The problem was how to address the fact that transgender people lived in a sort of legal limbo where they existed somehow outside of the traditional binary conception of gender, and were thus denied any gender-based legal protections. Macy recalled a moment of revelation in which she came up with the language that helped her and her attorney to crack this legal nut.
“I was filling out [legal] paperwork on the hood of my car,” she said. “I crossed out the words ‘gender discrimination’ and replaced them with ‘does not conform to gender stereotyping.’ It turns out that this was the first time that anyone had described transgender discrimination in this way.”
Macy v.
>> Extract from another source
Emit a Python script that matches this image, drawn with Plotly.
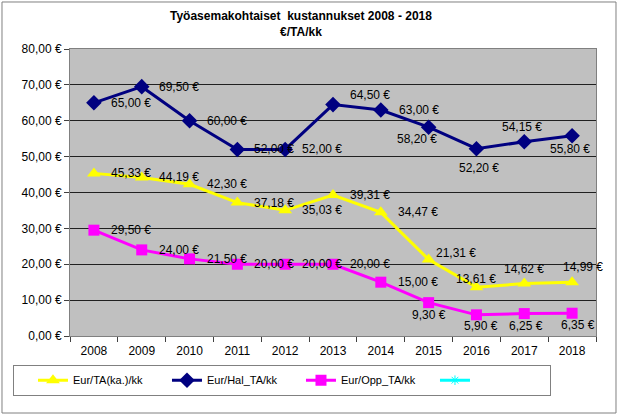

Holder changes landscape
And it worked. Her case, Macy v. Holder, prompted the EEOC to affirm that transgender people are entitled to legal protection under Title VII of the Civil Rights Act of 1964. This, in turn, sent the case back to the Department of Justice – which is charged with investigating discrimination cases within its own agencies, such as ATF. This entitled her to a formal DOJ investigation of the circumstances surrounding her employment situation.
The investigation’s findings were released in 2013, and determined that she had indeed been discriminated against for the California job. It turns out that the position had never been cut, and had in fact been offered to a man with a previous criminal history.
This, along with the EEOC’s ruling, prompted two executive orders from President Obama. The first extended nondiscrimination protection to transgender people working for the federal government – and its contractors – while the second instituted mandatory transgender awareness training for federal employees. Macy joined the president in the White House when he signed the orders earlier this year.
As a result of the decision, any transgender employees among the roughly 28 percent of the nation’s workforce that are employed either by the federal government or one of its contractors are now legally protected from discrimination.
Macy tells her story
While her legal odyssey played out, Macy found her way first to the San Francisco area and – after being unable to find work in Bay Area law enforcement – then to Portland, where she enrolled in the Paralegal Program at PCC’s Cascade Campus. Her experience has definitely piqued her interest in the legal world, she said, and she’s looking forward to interning with a legal defense team after she finishes her studies at PCC. After that, law school is a possibility, she said.
Since the decision, Macy has traveled and spoken about her case around the country, most notably at Harvard Law School. She will tell her story to the Portland community from 4-5:30 p.m., Thursday, Oct. 16, in the Moriarty Auditorium at Cascade.
“I look at Macy v. Holder as a win for society, but it was great for me personally to prove discrimination,” Macy said. “This decision will protect people 150 years from now.”